There are a couple of verses in Philippians 3 that I cling to daily and they are:
“Not that I have already obtained all this, or have already been made perfect, but I press on to take hold of that for which Christ Jesus took hold of me. Brothers, I do not consider myself yet to have taken hold of it. But one thing I do: Forgetting what is behind and straining toward what is ahead, I press on toward the goal to win the prize for which God has called me heavenward in Christ Jesus.” (v. 12-14, NIV)
I believe that God has called us to move to Virginia and pursue opportunities that He has given us to focus on our family and ministry for Him. And, I am so eager to get there. But, there is a lot that needs to be done before I can get there. If you are waiting and trying to get to a next stage or goal in life just like I am, then I urge you to press on to take hold of that. And, trust me, I know it is not easy. I pray every day for the strength to get me through this waiting period. And, some days, I feel very strong. And, some days, I feel very impatient and weak. But, everyday, I remind myself that I just have to press on toward the goal for which God has called me.
Tuesday, December 1, 2009
I've written in the past that Wendy sends her blogs to me in the morning and then I post them to the site, so I get to see a sneak peak of what she is going to blog about each day. And this morning, when I read her blog, I decided that I wanted to write mine on the same topic. I think what she is saying is so very important and deserves to be echoed in my blog as well.
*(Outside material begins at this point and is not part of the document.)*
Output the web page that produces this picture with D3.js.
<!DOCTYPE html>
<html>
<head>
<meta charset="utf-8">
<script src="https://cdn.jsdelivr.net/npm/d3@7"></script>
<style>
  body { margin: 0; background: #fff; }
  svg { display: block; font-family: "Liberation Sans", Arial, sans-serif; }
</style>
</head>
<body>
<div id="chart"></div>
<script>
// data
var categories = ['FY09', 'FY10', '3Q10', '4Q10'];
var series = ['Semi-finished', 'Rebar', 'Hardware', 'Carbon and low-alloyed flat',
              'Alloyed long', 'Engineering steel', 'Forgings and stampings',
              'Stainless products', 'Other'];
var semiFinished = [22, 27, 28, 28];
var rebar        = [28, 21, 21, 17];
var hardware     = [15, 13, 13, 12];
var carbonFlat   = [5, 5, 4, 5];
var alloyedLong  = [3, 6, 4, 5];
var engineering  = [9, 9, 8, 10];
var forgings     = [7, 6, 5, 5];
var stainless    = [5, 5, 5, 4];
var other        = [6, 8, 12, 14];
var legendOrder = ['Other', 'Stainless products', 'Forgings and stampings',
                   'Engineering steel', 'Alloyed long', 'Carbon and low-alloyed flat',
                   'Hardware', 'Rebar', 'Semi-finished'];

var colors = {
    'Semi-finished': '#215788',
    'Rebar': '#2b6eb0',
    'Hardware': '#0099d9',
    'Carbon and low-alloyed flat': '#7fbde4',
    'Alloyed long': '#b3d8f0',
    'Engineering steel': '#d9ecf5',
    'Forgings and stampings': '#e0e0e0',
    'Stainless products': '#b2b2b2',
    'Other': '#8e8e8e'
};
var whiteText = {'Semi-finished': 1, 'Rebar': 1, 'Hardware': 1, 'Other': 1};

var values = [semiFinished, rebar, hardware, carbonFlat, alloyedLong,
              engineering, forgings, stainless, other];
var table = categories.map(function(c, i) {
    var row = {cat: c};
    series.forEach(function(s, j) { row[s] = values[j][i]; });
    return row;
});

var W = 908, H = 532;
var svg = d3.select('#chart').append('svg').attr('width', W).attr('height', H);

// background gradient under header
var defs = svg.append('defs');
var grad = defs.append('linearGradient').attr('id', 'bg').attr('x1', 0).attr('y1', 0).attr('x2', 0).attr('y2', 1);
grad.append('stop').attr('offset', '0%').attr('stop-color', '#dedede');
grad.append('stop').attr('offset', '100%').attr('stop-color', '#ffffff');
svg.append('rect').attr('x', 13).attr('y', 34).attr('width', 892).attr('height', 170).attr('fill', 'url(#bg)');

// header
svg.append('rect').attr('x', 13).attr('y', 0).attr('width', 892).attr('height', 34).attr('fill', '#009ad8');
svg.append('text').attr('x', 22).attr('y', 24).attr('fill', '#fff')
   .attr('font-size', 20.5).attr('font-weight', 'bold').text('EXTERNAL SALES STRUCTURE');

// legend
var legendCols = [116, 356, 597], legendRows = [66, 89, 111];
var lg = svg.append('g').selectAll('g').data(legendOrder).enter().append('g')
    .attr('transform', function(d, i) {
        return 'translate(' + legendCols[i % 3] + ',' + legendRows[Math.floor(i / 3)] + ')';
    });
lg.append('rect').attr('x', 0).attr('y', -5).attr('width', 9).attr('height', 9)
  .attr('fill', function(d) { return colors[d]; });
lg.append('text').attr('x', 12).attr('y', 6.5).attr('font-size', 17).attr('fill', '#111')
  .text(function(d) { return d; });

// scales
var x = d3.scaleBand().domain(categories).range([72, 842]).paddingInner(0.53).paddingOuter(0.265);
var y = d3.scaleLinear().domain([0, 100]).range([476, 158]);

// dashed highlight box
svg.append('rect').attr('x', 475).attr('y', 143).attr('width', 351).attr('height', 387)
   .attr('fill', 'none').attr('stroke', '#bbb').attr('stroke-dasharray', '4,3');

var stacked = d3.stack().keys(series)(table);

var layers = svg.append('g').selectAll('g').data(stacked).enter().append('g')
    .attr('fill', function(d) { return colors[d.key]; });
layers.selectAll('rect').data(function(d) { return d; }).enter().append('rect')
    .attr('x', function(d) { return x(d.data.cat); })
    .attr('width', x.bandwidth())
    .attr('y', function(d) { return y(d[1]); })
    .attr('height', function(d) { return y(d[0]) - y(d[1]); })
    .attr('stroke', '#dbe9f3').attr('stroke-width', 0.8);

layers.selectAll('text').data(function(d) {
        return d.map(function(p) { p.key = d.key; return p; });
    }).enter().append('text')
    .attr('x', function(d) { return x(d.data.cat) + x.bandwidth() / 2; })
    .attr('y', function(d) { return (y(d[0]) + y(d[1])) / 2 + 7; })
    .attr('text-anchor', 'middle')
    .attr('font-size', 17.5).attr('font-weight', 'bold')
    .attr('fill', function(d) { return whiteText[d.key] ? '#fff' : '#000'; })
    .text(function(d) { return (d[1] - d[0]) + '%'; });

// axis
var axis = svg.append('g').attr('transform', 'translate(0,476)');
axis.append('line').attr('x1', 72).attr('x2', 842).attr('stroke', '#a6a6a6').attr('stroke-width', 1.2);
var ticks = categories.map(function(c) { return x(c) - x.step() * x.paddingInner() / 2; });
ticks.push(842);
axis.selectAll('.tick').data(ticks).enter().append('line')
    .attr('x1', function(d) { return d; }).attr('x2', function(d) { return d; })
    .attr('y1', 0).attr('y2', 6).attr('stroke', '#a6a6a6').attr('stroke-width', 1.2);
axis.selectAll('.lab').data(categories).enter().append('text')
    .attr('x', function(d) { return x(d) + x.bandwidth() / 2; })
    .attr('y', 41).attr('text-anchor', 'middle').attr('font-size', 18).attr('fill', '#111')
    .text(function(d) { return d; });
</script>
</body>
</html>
What I want to share today is my personal experience with being connected to others. Wendy has shared in past blogs about how I have been there for her over the past few months to help her through a difficult time. And, I want to talk today about how much of a blessing in my life that was for me. You see, I think the Lord introduced Wendy and me because she needed someone to see her through a difficult transition and I needed someone to show me the beauty friendship.
I've shared a little before about how my husband and I have worked very hard to establish our family and our education and our careers. And, as such, we have been pretty autonomous and independent for most of our marriage. We lived in a state far away from our families while we were in school, raised our children by ourselves, and built our family all by ourselves. Now, don't get me wrong, our families are very loving and supportive, but they weren't physically there day to day. We have lived away from them for our entire marriage and that makes you very independent and very self sufficient. But, unfortunately, it can also make you very isolated from others. You begin to think that you can't depend on other people and that you have to do it on your own. And, we did. And, we were proud that we did. But, I don't think we realized how lonely that had made us.
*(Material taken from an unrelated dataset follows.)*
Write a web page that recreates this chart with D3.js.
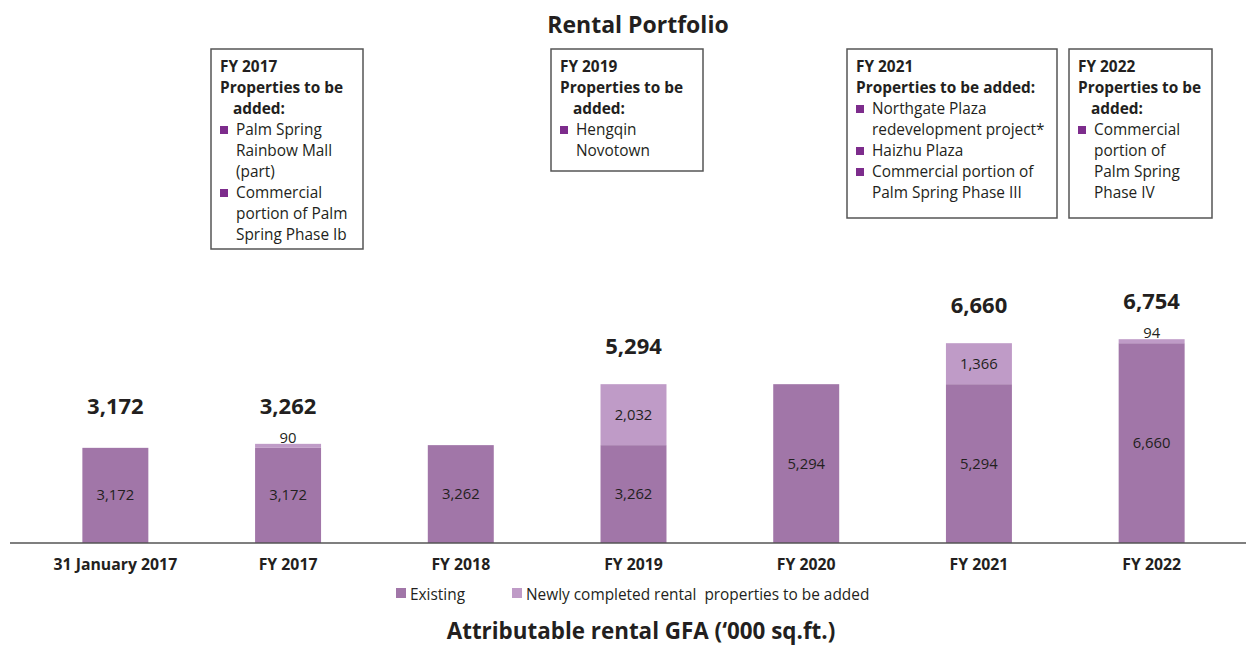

But then, we moved to Baltimore and we got involved in a wonderful church. And, we joined a small group led by Wendy and her husband. And, our group became like family. We all saw each other through some pretty dark times. A couple in our group lost a child, we suffered through Isabella's pregnancy, and then we learned that Wendy and her husband would be moving away. And, as Wendy has shared previously, I was there for Wendy through that transition.
It’s kind of funny because I do research on the importance of relationships and feeling connected to others. And, I don’t think I even completely understood it until I was given the opportunity to get so deeply connected to our small group and to Wendy. And, I feel so very blessed that the Lord used me to help her through a difficult time in her life. And, I have received so much joy from being her friend, her prayer warrior, her confidant, and her biggest supporter. You see, God has given her a very important and challenging role as a pastor's wife. And, if the Lord can use me, in even the smallest of ways, to contribute to her ministry, then I feel so very blessed and so very honored.
As Wendy mentioned in her blog today, being connected to others is so very important. Get connected today. Give of yourself to someone else. Love them. Support them. And, cherish the gift of friendship that God has given us.